Problem description ▸
Search the material for the word "with" and report each line where it turns up.

Available data ▸
....

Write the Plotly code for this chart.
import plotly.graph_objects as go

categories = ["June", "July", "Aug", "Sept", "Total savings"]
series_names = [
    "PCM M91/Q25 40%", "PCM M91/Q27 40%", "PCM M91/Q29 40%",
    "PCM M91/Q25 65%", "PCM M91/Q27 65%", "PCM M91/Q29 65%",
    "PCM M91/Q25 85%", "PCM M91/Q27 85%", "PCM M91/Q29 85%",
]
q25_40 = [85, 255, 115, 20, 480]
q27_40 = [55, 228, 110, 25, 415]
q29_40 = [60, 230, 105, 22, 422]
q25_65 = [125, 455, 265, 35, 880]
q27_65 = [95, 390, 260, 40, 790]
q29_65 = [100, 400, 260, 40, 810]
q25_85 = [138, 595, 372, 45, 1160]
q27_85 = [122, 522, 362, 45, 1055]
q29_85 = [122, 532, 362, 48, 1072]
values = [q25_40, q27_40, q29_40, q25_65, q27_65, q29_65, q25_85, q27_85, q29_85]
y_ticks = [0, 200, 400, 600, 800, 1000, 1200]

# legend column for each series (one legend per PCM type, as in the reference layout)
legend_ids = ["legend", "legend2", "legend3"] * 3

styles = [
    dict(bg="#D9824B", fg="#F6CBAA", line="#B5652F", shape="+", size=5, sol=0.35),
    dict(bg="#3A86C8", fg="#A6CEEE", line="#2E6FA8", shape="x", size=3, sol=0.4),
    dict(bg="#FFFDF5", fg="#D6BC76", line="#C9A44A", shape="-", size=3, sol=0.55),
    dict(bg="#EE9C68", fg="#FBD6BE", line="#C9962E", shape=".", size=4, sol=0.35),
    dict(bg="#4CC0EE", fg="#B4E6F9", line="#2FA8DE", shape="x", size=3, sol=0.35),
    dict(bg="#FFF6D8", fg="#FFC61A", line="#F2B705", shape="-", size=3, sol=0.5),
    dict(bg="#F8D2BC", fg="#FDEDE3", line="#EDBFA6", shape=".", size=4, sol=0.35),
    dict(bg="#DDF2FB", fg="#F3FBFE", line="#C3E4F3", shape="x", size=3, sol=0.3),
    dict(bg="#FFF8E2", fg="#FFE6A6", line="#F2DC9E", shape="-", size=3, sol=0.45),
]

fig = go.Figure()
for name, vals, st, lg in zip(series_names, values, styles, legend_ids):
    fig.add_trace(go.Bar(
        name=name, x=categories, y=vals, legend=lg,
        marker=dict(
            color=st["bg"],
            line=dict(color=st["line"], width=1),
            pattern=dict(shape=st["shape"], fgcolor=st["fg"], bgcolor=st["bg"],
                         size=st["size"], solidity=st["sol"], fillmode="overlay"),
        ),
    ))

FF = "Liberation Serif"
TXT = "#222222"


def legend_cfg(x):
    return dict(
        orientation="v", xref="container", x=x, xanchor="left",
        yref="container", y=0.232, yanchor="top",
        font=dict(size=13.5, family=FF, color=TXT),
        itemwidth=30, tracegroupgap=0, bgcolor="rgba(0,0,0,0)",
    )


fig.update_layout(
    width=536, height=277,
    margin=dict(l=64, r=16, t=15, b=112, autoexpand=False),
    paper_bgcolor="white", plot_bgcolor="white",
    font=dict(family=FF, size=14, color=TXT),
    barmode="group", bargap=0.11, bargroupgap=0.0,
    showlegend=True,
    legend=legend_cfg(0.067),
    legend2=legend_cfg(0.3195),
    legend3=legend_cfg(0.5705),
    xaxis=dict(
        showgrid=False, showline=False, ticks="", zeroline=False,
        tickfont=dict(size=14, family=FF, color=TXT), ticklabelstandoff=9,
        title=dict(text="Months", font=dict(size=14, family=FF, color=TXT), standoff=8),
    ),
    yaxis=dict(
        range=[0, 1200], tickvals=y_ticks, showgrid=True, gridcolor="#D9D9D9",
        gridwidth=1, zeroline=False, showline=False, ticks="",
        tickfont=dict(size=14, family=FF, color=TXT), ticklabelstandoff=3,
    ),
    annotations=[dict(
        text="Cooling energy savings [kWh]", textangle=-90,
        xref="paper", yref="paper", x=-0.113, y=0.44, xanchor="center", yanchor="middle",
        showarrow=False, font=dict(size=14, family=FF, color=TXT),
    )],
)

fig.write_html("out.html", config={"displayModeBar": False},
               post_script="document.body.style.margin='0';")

....

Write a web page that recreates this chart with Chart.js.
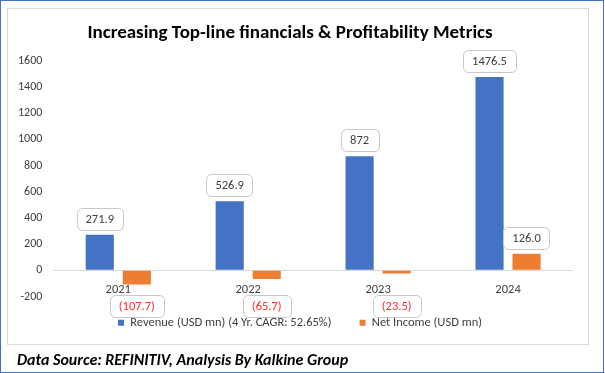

....

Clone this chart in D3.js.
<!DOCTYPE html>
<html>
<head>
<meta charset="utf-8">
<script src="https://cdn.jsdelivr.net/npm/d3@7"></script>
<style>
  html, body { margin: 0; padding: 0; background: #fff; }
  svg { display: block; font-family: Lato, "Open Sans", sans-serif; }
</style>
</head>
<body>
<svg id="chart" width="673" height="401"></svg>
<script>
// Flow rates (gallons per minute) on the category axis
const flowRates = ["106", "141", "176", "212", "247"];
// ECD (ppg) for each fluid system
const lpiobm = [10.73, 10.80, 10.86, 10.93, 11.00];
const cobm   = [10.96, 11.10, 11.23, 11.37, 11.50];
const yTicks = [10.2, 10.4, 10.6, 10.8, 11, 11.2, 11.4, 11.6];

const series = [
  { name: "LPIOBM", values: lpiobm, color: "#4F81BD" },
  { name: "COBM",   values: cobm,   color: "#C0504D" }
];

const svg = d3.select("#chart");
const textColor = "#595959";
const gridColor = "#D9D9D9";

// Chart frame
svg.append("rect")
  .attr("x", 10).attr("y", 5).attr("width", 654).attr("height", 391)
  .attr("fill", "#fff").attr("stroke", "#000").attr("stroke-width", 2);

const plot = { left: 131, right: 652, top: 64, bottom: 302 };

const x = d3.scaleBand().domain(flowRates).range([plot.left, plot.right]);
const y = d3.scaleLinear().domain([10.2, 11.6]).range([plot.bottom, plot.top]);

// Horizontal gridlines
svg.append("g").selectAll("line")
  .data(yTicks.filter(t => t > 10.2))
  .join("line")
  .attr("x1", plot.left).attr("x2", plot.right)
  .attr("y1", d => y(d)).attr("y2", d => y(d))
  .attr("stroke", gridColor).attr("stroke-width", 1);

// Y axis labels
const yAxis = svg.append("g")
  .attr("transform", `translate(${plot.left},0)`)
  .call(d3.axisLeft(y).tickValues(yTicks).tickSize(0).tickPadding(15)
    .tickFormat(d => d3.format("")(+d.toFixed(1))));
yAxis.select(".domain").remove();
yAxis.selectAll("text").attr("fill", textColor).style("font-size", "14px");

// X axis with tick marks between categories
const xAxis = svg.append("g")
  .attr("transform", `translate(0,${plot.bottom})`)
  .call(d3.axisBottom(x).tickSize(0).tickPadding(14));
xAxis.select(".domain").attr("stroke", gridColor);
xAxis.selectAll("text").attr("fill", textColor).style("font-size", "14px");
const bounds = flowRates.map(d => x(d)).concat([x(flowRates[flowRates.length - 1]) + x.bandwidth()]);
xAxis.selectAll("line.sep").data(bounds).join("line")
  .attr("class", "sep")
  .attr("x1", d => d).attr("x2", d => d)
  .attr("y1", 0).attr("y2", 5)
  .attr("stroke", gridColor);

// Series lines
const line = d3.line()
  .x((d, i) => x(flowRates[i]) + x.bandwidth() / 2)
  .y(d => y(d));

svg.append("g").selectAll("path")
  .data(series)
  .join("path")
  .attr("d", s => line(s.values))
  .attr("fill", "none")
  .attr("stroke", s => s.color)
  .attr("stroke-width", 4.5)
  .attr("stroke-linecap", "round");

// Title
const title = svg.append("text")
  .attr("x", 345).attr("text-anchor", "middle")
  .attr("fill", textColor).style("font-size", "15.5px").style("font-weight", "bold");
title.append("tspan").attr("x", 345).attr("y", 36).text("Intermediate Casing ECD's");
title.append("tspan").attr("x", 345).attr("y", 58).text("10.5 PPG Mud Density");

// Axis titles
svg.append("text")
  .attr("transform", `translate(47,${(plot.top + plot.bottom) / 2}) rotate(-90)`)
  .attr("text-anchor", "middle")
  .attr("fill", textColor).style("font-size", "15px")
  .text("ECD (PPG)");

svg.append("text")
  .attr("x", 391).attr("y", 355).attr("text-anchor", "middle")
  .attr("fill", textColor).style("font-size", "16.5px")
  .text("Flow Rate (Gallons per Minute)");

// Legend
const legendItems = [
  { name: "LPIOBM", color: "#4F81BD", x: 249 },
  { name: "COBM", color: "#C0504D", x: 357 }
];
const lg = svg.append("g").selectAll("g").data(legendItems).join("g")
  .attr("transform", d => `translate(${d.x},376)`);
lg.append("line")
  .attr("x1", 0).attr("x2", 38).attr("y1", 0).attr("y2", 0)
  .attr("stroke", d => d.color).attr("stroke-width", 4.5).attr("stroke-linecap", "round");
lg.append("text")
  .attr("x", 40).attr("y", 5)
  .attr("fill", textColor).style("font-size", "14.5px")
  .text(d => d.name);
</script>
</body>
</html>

....

Response to this task ▸
Write a web page that recreates this chart with Chart.js.
// X axis with tick marks between categories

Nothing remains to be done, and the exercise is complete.